Nonnie: Thanks for the link. It's an interesting thought, but his map tells me he didn't really understand the forces dividing the country. Each of his four regions contains an implausible mix of red and blue states which in fact would never choose to align that way. They're geographically coherent, but not culturally coherent, which is what matters. What he's really doing is proposing spheres of foreign influence, like the four occupation zones in Germany after World War II. I see it quite differently -- if the US splits along the lines I propose, both Red and Blue America would remain superpowers, with far more influence over the outside world than vice versa.

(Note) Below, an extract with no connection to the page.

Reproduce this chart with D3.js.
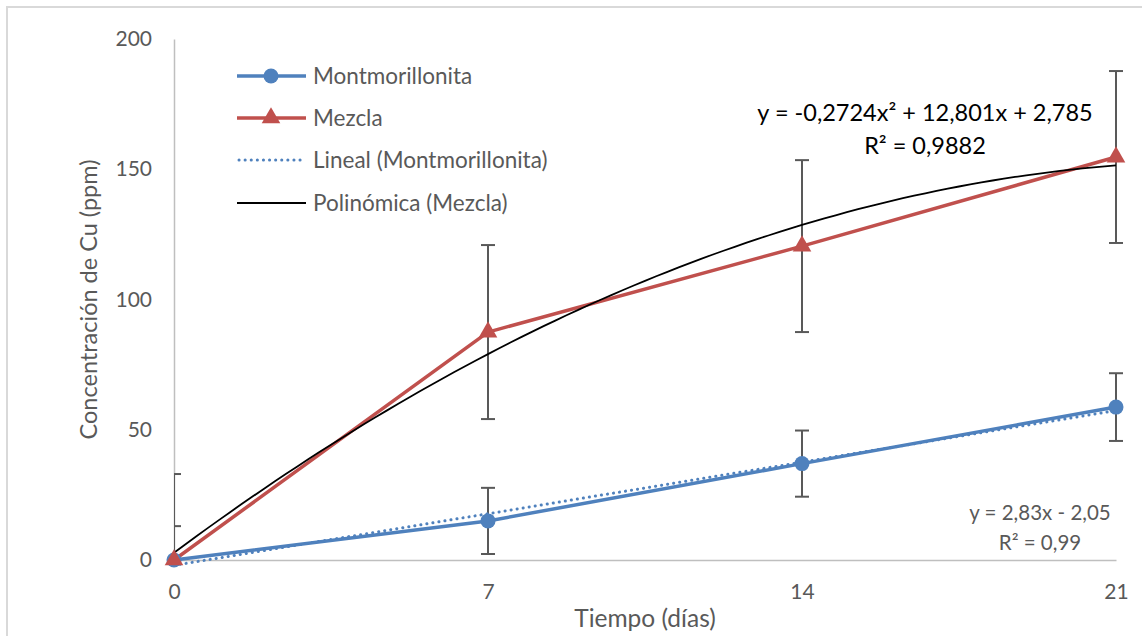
<!DOCTYPE html>
<html>
<head>
<meta charset="utf-8">
<script src="https://cdn.jsdelivr.net/npm/d3@7"></script>
<style>
  html, body { margin: 0; padding: 0; background: #fff; }
  svg { display: block; font-family: Lato, "Open Sans", sans-serif; }
</style>
</head>
<body>
<svg id="chart" width="1142" height="636"></svg>
<script>
// Copper concentration over time for two sorbents
const days = [0, 7, 14, 21];
const montmorillonita = [0, 15, 37, 58.7];
const mezcla = [0, 87.5, 120.5, 154.7];
const errMont = [13, 12.7, 12.7, 13];
const errMezcla = [33, 33.4, 33, 33];
const xTicks = [0, 7, 14, 21];
const yTicks = [0, 50, 100, 150, 200];
const seriesNames = ["Montmorillonita", "Mezcla", "Lineal (Montmorillonita)", "Polinómica (Mezcla)"];
// Trendline coefficients as reported on the chart
const linCoef = [2.83, -2.05];             // slope, intercept
const polyCoef = [-0.2724, 12.801, 2.785]; // a, b, c
const linLabel = ["y = 2,83x - 2,05", "R² = 0,99"];
const polyLabel = ["y = -0,2724x² + 12,801x + 2,785", "R² = 0,9882"];

const BLUE = "#4f81bd", RED = "#c0504d", GREY = "#595959";

const svg = d3.select("#chart");
const plot = { left: 174, right: 1116, top: 39, bottom: 560 };

const x = d3.scaleLinear().domain([0, 21]).range([plot.left, plot.right]);
const y = d3.scaleLinear().domain([0, 200]).range([plot.bottom, plot.top]);

// outer chart frame
svg.append("rect").attr("x", 7).attr("y", 7).attr("width", 1150).attr("height", 650)
  .attr("fill", "none").attr("stroke", "#d9d9d9").attr("stroke-width", 2);

svg.append("defs").append("clipPath").attr("id", "plotClip")
  .append("rect").attr("x", plot.left).attr("y", 0)
  .attr("width", plot.right - plot.left + 20).attr("height", plot.bottom);

// axes
const xAxis = svg.append("g").attr("transform", `translate(0,${plot.bottom})`)
  .call(d3.axisBottom(x).tickValues(xTicks).tickSize(0).tickPadding(24).tickFormat(d3.format("d")));
const yAxis = svg.append("g").attr("transform", `translate(${plot.left},0)`)
  .call(d3.axisLeft(y).tickValues(yTicks).tickSize(0).tickPadding(22).tickFormat(d3.format("d")));
[xAxis, yAxis].forEach(g => {
  g.select(".domain").attr("stroke", "#bfbfbf").attr("stroke-width", 1.5);
  g.selectAll("text").attr("fill", GREY).attr("font-size", 21).attr("font-family", "Lato, sans-serif");
});

// axis titles
svg.append("text").attr("x", (plot.left + plot.right) / 2).attr("y", 627)
  .attr("text-anchor", "middle").attr("fill", GREY).attr("font-size", 24.5).text("Tiempo (días)");
svg.append("text").attr("transform", `translate(97,${(plot.top + plot.bottom) / 2}) rotate(-90)`)
  .attr("text-anchor", "middle").attr("fill", GREY).attr("font-size", 23.5).text("Concentración de Cu (ppm)");

const clipped = svg.append("g").attr("clip-path", "url(#plotClip)");

// error bars
function errorBars(vals, errs) {
  const g = clipped.append("g").attr("stroke", GREY).attr("stroke-width", 2).attr("fill", "none");
  days.forEach((d, i) => {
    const lo = Math.max(0, vals[i] - errs[i]), hi = vals[i] + errs[i];
    g.append("line").attr("x1", x(d)).attr("x2", x(d)).attr("y1", y(lo)).attr("y2", y(hi));
    g.append("line").attr("x1", x(d) - 7).attr("x2", x(d) + 7).attr("y1", y(hi)).attr("y2", y(hi));
    if (vals[i] - errs[i] > 0)
      g.append("line").attr("x1", x(d) - 7).attr("x2", x(d) + 7).attr("y1", y(lo)).attr("y2", y(lo));
  });
}
errorBars(mezcla, errMezcla);
errorBars(montmorillonita, errMont);

const line = d3.line().x(d => x(d[0])).y(d => y(d[1]));

// data series
svg.append("path").datum(days.map((d, i) => [d, montmorillonita[i]])).attr("d", line)
  .attr("fill", "none").attr("stroke", BLUE).attr("stroke-width", 3.5).attr("stroke-linejoin", "round");
svg.append("path").datum(days.map((d, i) => [d, mezcla[i]])).attr("d", line)
  .attr("fill", "none").attr("stroke", RED).attr("stroke-width", 3.5).attr("stroke-linejoin", "round");

// trendlines
const tSamples = d3.range(0, 21.0001, 0.25);
svg.append("path").datum(tSamples.map(t => [t, linCoef[0] * t + linCoef[1]])).attr("d", line)
  .attr("fill", "none").attr("stroke", BLUE).attr("stroke-width", 3)
  .attr("stroke-dasharray", "0.1 6").attr("stroke-linecap", "round");
svg.append("path").datum(tSamples.map(t => [t, polyCoef[0] * t * t + polyCoef[1] * t + polyCoef[2]])).attr("d", line)
  .attr("fill", "none").attr("stroke", "#000").attr("stroke-width", 1.8);

// markers
const tri = d3.symbol().type(d3.symbolTriangle).size(150);
svg.append("g").selectAll("circle").data(days).join("circle")
  .attr("cx", d => x(d)).attr("cy", (d, i) => y(montmorillonita[i])).attr("r", 7.5).attr("fill", BLUE);
svg.append("g").selectAll("path").data(days).join("path")
  .attr("d", tri).attr("transform", (d, i) => `translate(${x(d)},${y(mezcla[i])})`).attr("fill", RED);

// trendline equations
const polyText = svg.append("text").attr("text-anchor", "middle").attr("fill", "#000").attr("font-size", 23.5);
polyLabel.forEach((s, i) => polyText.append("tspan").attr("x", 925).attr("y", 121 + i * 33).text(s));
const linText = svg.append("text").attr("text-anchor", "middle").attr("fill", GREY).attr("font-size", 20.5);
linLabel.forEach((s, i) => linText.append("tspan").attr("x", 1040).attr("y", 520 + i * 30).text(s));

// legend
const legend = svg.append("g");
const rowY = [76, 118, 160, 203];
seriesNames.forEach((name, i) => {
  const g = legend.append("g").attr("transform", `translate(0,${rowY[i]})`);
  const ln = g.append("line").attr("x1", 237).attr("x2", 306).attr("y1", 0).attr("y2", 0);
  if (i === 0) {
    ln.attr("stroke", BLUE).attr("stroke-width", 3.5);
    g.append("circle").attr("cx", 271).attr("cy", 0).attr("r", 7.5).attr("fill", BLUE);
  } else if (i === 1) {
    ln.attr("stroke", RED).attr("stroke-width", 3.5);
    g.append("path").attr("d", tri).attr("transform", "translate(271,0)").attr("fill", RED);
  } else if (i === 2) {
    ln.attr("x1", 239).attr("stroke", BLUE).attr("stroke-width", 3).attr("stroke-dasharray", "0.1 6").attr("stroke-linecap", "round");
  } else {
    ln.attr("stroke", "#000").attr("stroke-width", 1.8);
  }
  g.append("text").attr("x", 313).attr("y", 0).attr("dy", "0.35em")
    .attr("fill", GREY).attr("font-size", 22.5).text(name);
});
</script>
</body>
</html>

It's interesting to think how Sarah Palin would react to the idea of Alaska becoming part of Russia again, though.

10 November, 2016 20:41  
Anonymous nonnie9999 said...


Things have changed a lot since 2009 (seems like a million years ago), but he did miss the mark. He was rather simplistic, but I still think it's interesting that he was talking about it then, and many of us are thinking about it as the only solution that might be left to us.

10 November, 2016 21:25  
Blogger Ranch Chimp said...

You're right, I havent even thought about Atlanta, and the rural Georgians seem different than rural Texans for example (Texans are more "western" and over there is more like "southern"), but in Atlanta (which I had the opportunity years back to get around and play some music there in the underground), the whole culture is different it feels like, but I also enjoyed the southern hospitality of places like Georgia, Alabama, Tennessee, etc ... I mean, probably cause chicks were easy to meet and I had alot of fun (just the one nighter stuff) ... but that has alot to do with me being white, I dont know what in Hell it would feel like if I was black or an Arab. I didnt know that about Oregon so much though. I can tell you I experienced the same in SoCal too (not too familiar with northern and the Bay Area though, only passing through there a few times) ... but down in LA, it is blue ... when you go up to a town like Bakersfield, like a whole different red type culture amongst folks. So I guess it is like that all over ... I mean, I seen it in NYC vs. upstate NY, I seen it in London vs. the England rural countryside, or even up in Canada when in Montreal vs. the rural lumber jack types. I seen a red/ blue map of Texas too, and you're right about the suburbs here, there was alot of red in them, but they're not really country type folks either, just a different kind of "red" folks, than the rural ones. I mean, I know of people here that are conservative, that are not the religious fundamoralists, anti- queer, etc ... they have professional positions and well educated. No doubt though, you can learn alot in melting pots like America too!

11 November, 2016 04:00  
Blogger Infidel753 said...

Nonnie: Things have changed a lot since 2009

And let's hope they change in the next few years too.

Ranch: The US is very diverse. Generally we manage to get along, but the basic division between us and the wingnuts may just be getting too large. It happened before, of course -- there was the Civil War.